Speaking before a state conference for fundraising held last week, Ms Smith said WA’s isolation from the rest of the nation helped fundraisers connect with supporters, particularly on issues that held a local connection.
“There are a lot of causes for a smaller population, but generally I think people are happy to support their local charity,” she said.
Ms Smith said fundraisers were learning new and creative ways to reach people, particularly through social media, but the emphasis was still on communicating what charities could achieve with support.
“Interestingly, I don’t think fundraising opportunities are drying up,” she said.
“When it comes to the practice of fundraising, Australian fundraisers are outstanding. We do as well as the Americans, but for pieces of a much smaller pie of philanthropy, generally.”
Keynote speaker at the WA fundraising conference, and founder of ABN Group’s charitable foundation, Dale Alcock, told Business News that while his organisation preferred to support the not-for-profit sector through a range of partnerships, he had learned that fundraising was more appropriate in certain situations.
“The ABN Foundation does not generally get involved in fundraising, however, we have had several occasions where there have been major events, such as tsunamis or fires, and we have matched our staff and their families’ donations dollar for dollar, which has resulted in substantial donations being made,” Mr Alcock said.

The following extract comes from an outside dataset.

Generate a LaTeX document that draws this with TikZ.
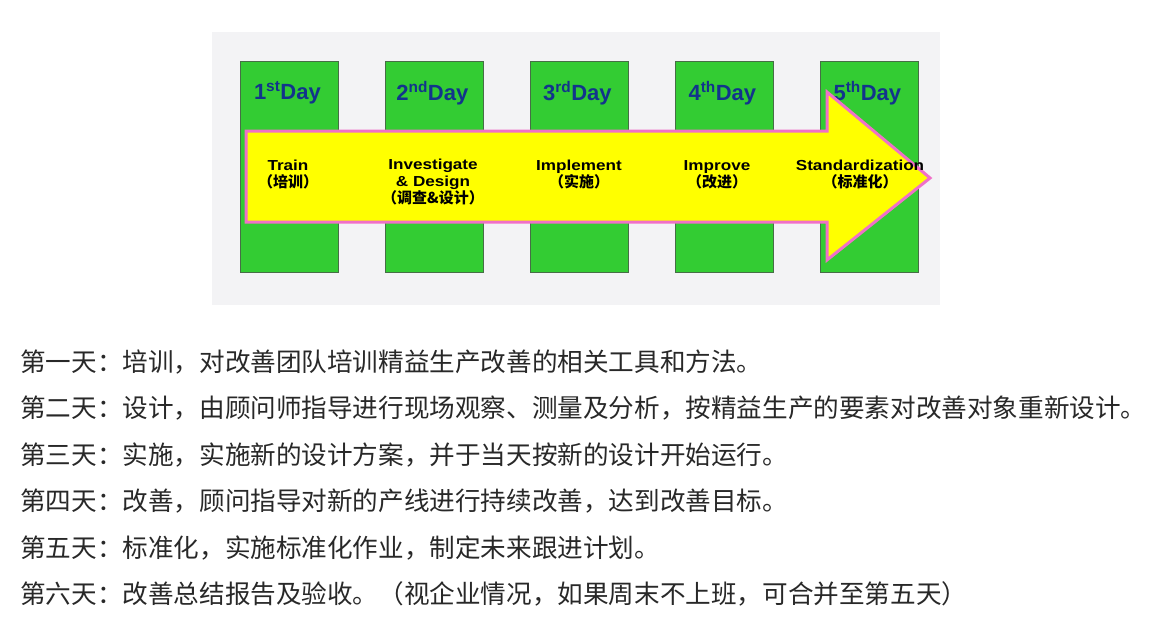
\documentclass[tikz,border=0pt]{standalone}
\usepackage{fontspec}
\setmainfont{Liberation Sans}
\newfontfamily\cjk{Noto Sans CJK SC}
\newfontfamily\stepfont[FakeStretch=1.18]{Liberation Sans}
\usepackage{tikz}
\usetikzlibrary{positioning, calc}

\definecolor{panelgray}{RGB}{243,243,245}
\definecolor{daygreen}{RGB}{51,204,51}
\definecolor{boxedge}{RGB}{70,110,70}
\definecolor{dayblue}{RGB}{18,52,140}
\definecolor{arrowpink}{RGB}{240,112,200}
\definecolor{arrowyellow}{RGB}{255,255,0}
\definecolor{textgray}{RGB}{40,40,40}

\newcommand{\cjkstep}{\cjk\bfseries\fontsize{15}{17}\selectfont}

\begin{document}
\begin{tikzpicture}[
    x=1pt, y=-1pt,
    daybox/.style={draw=boxedge, fill=daygreen, line width=0.8pt, minimum width=98pt, minimum height=211pt, inner sep=0pt},
    daylabel/.style={font=\bfseries\fontsize{22}{22}\selectfont, text=dayblue, inner sep=0pt},
    steplabel/.style={font=\stepfont\bfseries\fontsize{14.5}{17}\selectfont, align=center, inner sep=0pt},
    lineitem/.style={anchor=west, font=\cjk\fontsize{25.6}{25.6}\selectfont, text=textgray, inner sep=0pt}
]

% Dimensions
\def\colstep{145}
\def\rowstep{46.4}

\useasboundingbox (0,0) rectangle (1160,630);

% Backdrop of the picture
\fill[panelgray] (212,32) rectangle (940,305);

% Day columns
\foreach \i/\suf in {1/st,2/nd,3/rd,4/th,5/th} {
    \node[daybox, anchor=north west] (day\i) at ({240+\colstep*(\i-1)},61) {};
    \node[daylabel] (dayname\i) at ($(day\i.north)+(-2,32)$) {\i\textsuperscript{\suf}Day};
}

% The big arrow
\draw[arrowpink, fill=arrowyellow, line width=3pt, line join=miter]
    (246,131) -- (827,131) -- (827,92) -- (930,178) -- (827,260) -- (827,222) -- (246,222) -- cycle;

% Step labels
\node[steplabel] (train) at (288,175) {Train\\{\cjkstep （培训）}};
\node[steplabel] (design) at (433,182) {Investigate\\\& Design\\{\cjkstep （调查\&设计）}};
\node[steplabel] (implement) at (579,175) {Implement\\{\cjkstep （实施）}};
\node[steplabel] (improve) at (717,175) {Improve\\{\cjkstep （改进）}};
\node[steplabel] (standard) at (860,175) {Standardization\\{\cjkstep （标准化）}};

% Day by day notes
\foreach \n/\txt in {
    1/{第一天：培训，对改善团队培训精益生产改善的相关工具和方法。},
    2/{第二天：设计，由顾问师指导进行现场观察、测量及分析，按精益生产的要素对改善对象重新设计。},
    3/{第三天：实施，实施新的设计方案，并于当天按新的设计开始运行。},
    4/{第四天：改善，顾问指导对新的产线进行持续改善，达到改善目标。},
    5/{第五天：标准化，实施标准化作业，制定未来跟进计划。},
    6/{第六天：改善总结报告及验收。（视企业情况，如果周末不上班，可合并至第五天）}} {
    \node[lineitem] (note\n) at (20,{362+\rowstep*(\n-1)}) {\txt};
}

\end{tikzpicture}
\end{document}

One example of this was after Typhoon Haiyan, which had directly affected the families of some of the group’s Filipino staff. ABN Foundation matched donations and provided $100,000 to the Red Cross Philippines 2013 typhoon appeal, Mr Alcock said.
Ms Smith said as more organisations competed for the same amount of dollars amid slowing economic conditions, particularly from the decline in mining revenue, fundraisers in WA were counteracting this with better communication about charitable activities.
“Brand awareness is critical,” she said.
“The good (news) is that WA people, per capita, are more generous. They are still happy to donate, but are looking into who they are donating to more seriously.
“They also expect to see the results and the impact their donation has made.”